Le scénario Québec est encore plus chiche en ne donnant absolument rien aux personnes ayant gagné moins de 27 450 $ (34 % des femmes et 24 % des hommes âgés de 25 à 59 ans en 2013) et très peu aux gens gagnant entre 27 450 $ et 54 900 $ (38 % des femmes et 34 % des hommes). Ce dernier groupe est celui qui a le plus de difficulté à maintenir son niveau de vie après la retraite.
Au MGA, pour une personne seule, le scénario RPC donnerait une augmentation de la rente de 4 353 $ et une augmentation du revenu maximum fourni par les trois régimes de retraite de 2 267 $ avant impôt. Le scénario du Québec donnerait une rente additionnelle de 2 176 $ et un revenu de retraite bonifiée de 1 088 $. Aux couples ayant un revenu conjoint de 70 000$ avant la retraite, le RPC donnerait des rentes additionnelles de 5 550 $ et une augmentation du revenu provenant des régimes publics de 2 775 $. Le scénario Québec leur donnerait 1 189 $ en rentes RRQ et 595 $ en revenu de retraite.
Le scénario Québec vise surtout à fixer un taux de cotisation inférieur à celui du RPC
Le graphique 2 illustre les effets des deux scénarios sur les taux de cotisation.
En 2017, le taux de cotisation au RRQ sera de 10,8 % après six années d’augmentation[3], alors que le taux du RPC est resté à 9,9 % et y restera pour l’avenir prévisible. Effectivement, comparativement au reste du Canada, la population du Québec a une proportion de personnes âgées plus grande, les gens demandent leur rente plus hâtivement, les salaires sont plus faibles et ont augmenté moins rapidement au cours des dernières années.
Le document de consultation (p.18) affirme que « le scénario privilégié par le Québec [...] propose une bonification ciblée et plus modeste que le scénario RPC et vise notamment à atteindre un effort de cotisation comparable au reste du Canada pour une personne ayant un revenu équivalent au MGA ». Effectivement, au MGA le taux effectif de cotisation au RPC sera de 5,57% à partir de 2024 et celui du scénario Québec sera de 5,56 %. En haut du MGA, les taux seront aussi très proches malgré le fait que le taux nominal au Québec sera de 8,1% comparativement à 8,0 % pour le RPC.
Cette préoccupation d’égaliser les taux de cotisation et, donc, de rendre les entreprises du Québec plus compétitives apparaît clairement comme l’objectif principal du scénario du Québec.
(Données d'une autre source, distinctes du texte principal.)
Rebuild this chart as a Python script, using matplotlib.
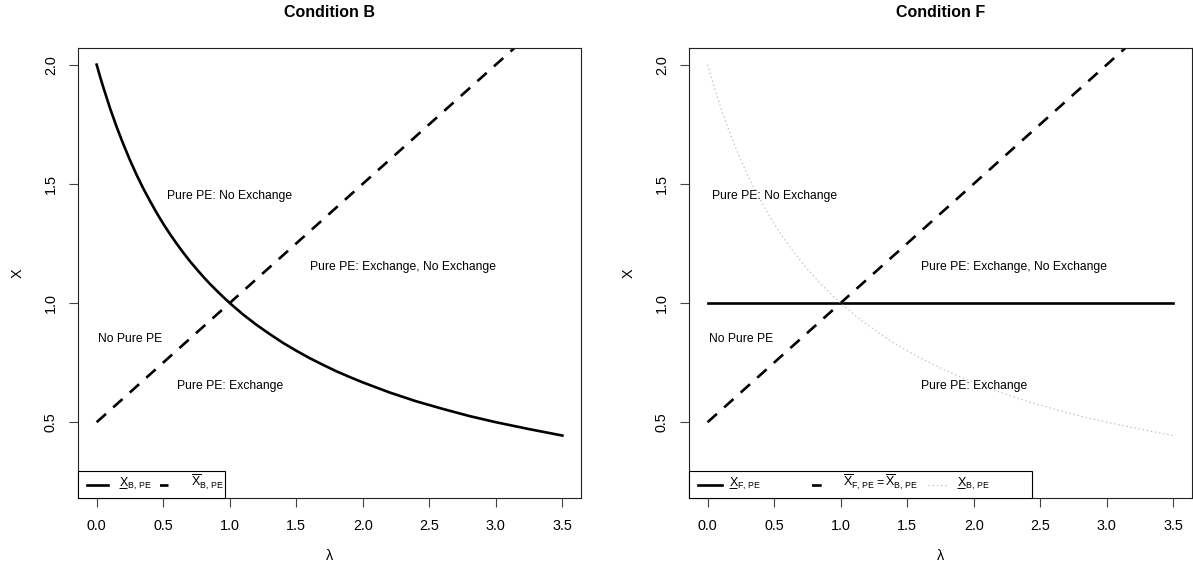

L’amélioration du revenu de retraite des Québécoises et Québécois ne semble pas compter pour grande chose dans le scénario mis de l’avant.
Les autres propositions pour les rentes de retraite et d’invalidité
Hausser l’âge d’admissibilité à la rente : Afin d’encourager le travail des personnes âgées face à une pénurie de main-d’œuvre appréhendée et afin de soulager les pressions financières sur le Régime, le document propose de hausser l’âge d’admissibilité à la rente de retraite, à 62 ans par exemple, sans hausser l’âge normal de la retraite (65 ans) et de recalculer les facteurs d’ajustement actuariels pour la rente anticipée ou ajournée. Il ne spécifie pas les paramètres exacts de cette proposition
Assouplir le critère d’admissibilité au montant additionnel pour invalidité (MAPI) pour les personnes âgées de 60 à 64 ans. Actuellement, ce montant est versé aux personnes qui ont déjà demandé leur rente de retraite tout en continuant de travailler, mais qui subissent une invalidité totale (incapacité d’exercer tout emploi). Le document propose de verser le MAPI également aux personnes qui ne sont plus capables d’exercer leur emploi habituel mais qui continuent de travailler dans un autre emploi. On peut soupçonner que cet assouplissement vise à répondre à la critique que la hausse de l’âge d’admissibilité à la retraite est inéquitable à l’égard des personnes exerçant des emplois pénibles.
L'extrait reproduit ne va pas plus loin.